(WHAT IS ASKED) Repeat word for word the lines from the top of the records through the line containing "- margin.bottom, margin.top]);", and skip the pictures.

(RECORDS SHOWN)
━━━━━━
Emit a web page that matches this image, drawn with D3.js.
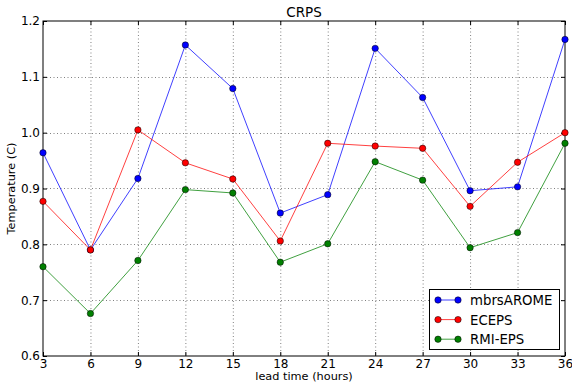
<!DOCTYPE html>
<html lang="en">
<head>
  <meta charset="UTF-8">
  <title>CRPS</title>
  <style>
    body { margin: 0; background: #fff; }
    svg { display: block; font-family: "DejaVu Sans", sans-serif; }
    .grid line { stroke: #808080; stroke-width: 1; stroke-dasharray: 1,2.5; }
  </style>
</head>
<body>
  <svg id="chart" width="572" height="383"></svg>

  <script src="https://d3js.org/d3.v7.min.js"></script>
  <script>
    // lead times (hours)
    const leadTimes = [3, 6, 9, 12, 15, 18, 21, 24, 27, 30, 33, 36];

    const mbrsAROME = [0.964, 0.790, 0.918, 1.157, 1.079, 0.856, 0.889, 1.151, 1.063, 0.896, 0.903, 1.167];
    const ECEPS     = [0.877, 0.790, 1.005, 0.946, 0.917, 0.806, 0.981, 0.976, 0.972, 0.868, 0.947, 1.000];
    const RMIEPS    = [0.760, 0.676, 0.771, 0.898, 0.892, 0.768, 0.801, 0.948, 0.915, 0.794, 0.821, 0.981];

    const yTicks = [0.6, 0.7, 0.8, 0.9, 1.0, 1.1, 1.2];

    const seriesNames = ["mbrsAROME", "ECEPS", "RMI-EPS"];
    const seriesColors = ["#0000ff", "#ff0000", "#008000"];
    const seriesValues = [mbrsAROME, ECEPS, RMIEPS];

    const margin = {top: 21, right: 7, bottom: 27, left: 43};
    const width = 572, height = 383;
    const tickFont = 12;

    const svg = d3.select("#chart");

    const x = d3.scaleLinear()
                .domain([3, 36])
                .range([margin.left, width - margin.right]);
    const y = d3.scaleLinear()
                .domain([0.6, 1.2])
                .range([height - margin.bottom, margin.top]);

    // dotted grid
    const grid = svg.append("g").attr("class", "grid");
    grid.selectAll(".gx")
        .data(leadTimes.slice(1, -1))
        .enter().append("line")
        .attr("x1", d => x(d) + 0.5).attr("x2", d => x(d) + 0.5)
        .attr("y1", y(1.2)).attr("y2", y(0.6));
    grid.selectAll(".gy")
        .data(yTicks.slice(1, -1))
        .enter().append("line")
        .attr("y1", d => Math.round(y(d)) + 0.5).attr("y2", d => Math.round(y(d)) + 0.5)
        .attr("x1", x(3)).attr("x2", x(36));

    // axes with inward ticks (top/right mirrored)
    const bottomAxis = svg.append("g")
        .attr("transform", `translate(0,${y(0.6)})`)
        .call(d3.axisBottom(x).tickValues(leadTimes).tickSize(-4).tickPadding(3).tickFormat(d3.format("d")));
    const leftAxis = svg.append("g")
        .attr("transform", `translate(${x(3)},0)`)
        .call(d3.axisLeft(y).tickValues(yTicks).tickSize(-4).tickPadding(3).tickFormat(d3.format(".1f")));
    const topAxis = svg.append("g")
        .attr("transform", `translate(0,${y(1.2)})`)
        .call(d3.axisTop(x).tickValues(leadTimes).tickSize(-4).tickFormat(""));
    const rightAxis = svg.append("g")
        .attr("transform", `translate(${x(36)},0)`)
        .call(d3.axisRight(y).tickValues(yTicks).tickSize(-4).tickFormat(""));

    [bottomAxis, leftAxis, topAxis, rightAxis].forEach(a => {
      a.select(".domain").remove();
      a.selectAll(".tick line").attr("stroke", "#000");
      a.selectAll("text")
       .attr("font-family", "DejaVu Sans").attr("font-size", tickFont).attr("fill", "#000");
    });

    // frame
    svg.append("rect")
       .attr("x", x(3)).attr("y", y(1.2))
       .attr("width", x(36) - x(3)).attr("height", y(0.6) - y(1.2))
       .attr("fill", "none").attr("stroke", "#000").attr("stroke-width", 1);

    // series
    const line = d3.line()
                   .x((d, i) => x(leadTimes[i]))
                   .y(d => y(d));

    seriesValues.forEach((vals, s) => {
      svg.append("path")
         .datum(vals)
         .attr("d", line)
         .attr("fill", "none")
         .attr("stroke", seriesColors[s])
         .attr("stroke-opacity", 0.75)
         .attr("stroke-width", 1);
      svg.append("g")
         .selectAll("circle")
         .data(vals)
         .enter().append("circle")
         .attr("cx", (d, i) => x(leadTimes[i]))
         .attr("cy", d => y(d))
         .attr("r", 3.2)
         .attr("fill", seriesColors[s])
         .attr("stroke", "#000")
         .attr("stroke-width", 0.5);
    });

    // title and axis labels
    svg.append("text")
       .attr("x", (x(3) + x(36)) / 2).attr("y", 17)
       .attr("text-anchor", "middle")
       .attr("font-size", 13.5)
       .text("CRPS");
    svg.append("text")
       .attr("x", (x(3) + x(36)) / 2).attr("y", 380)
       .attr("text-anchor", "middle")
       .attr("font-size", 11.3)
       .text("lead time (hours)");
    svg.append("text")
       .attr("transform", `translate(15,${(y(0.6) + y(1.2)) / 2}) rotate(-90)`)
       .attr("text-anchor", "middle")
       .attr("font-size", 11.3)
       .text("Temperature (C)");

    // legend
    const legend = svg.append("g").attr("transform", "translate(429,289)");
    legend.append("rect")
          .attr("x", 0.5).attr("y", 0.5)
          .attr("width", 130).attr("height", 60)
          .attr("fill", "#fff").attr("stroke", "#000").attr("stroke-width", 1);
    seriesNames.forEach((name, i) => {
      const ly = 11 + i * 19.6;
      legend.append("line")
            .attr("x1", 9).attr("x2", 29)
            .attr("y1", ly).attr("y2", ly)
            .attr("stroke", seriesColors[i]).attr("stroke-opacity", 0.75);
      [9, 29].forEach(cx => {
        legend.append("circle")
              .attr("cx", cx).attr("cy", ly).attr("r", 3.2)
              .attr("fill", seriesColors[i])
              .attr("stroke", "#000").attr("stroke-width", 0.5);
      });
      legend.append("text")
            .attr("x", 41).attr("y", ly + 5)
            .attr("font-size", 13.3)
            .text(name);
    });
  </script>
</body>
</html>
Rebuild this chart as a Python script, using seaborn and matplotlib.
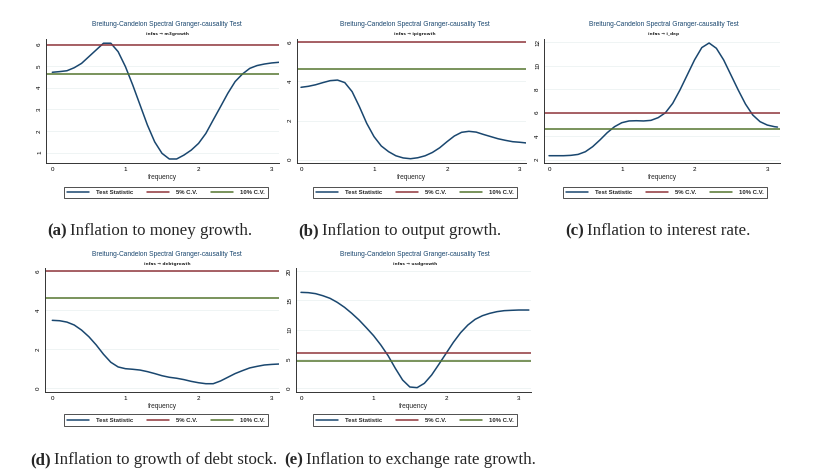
━━━━━━
(THE SOLUTION)
Emit a web page that matches this image, drawn with D3.js.
<!DOCTYPE html>
<html lang="en">
<head>
  <meta charset="UTF-8">
  <title>CRPS</title>
  <style>
    body { margin: 0; background: #fff; }
    svg { display: block; font-family: "DejaVu Sans", sans-serif; }
    .grid line { stroke: #808080; stroke-width: 1; stroke-dasharray: 1,2.5; }
  </style>
</head>
<body>
  <svg id="chart" width="572" height="383"></svg>

  <script src="https://d3js.org/d3.v7.min.js"></script>
  <script>
    // lead times (hours)
    const leadTimes = [3, 6, 9, 12, 15, 18, 21, 24, 27, 30, 33, 36];

    const mbrsAROME = [0.964, 0.790, 0.918, 1.157, 1.079, 0.856, 0.889, 1.151, 1.063, 0.896, 0.903, 1.167];
    const ECEPS     = [0.877, 0.790, 1.005, 0.946, 0.917, 0.806, 0.981, 0.976, 0.972, 0.868, 0.947, 1.000];
    const RMIEPS    = [0.760, 0.676, 0.771, 0.898, 0.892, 0.768, 0.801, 0.948, 0.915, 0.794, 0.821, 0.981];

    const yTicks = [0.6, 0.7, 0.8, 0.9, 1.0, 1.1, 1.2];

    const seriesNames = ["mbrsAROME", "ECEPS", "RMI-EPS"];
    const seriesColors = ["#0000ff", "#ff0000", "#008000"];
    const seriesValues = [mbrsAROME, ECEPS, RMIEPS];

    const margin = {top: 21, right: 7, bottom: 27, left: 43};
    const width = 572, height = 383;
    const tickFont = 12;

    const svg = d3.select("#chart");

    const x = d3.scaleLinear()
                .domain([3, 36])
                .range([margin.left, width - margin.right]);
    const y = d3.scaleLinear()
                .domain([0.6, 1.2])
                .range([height - margin.bottom, margin.top]);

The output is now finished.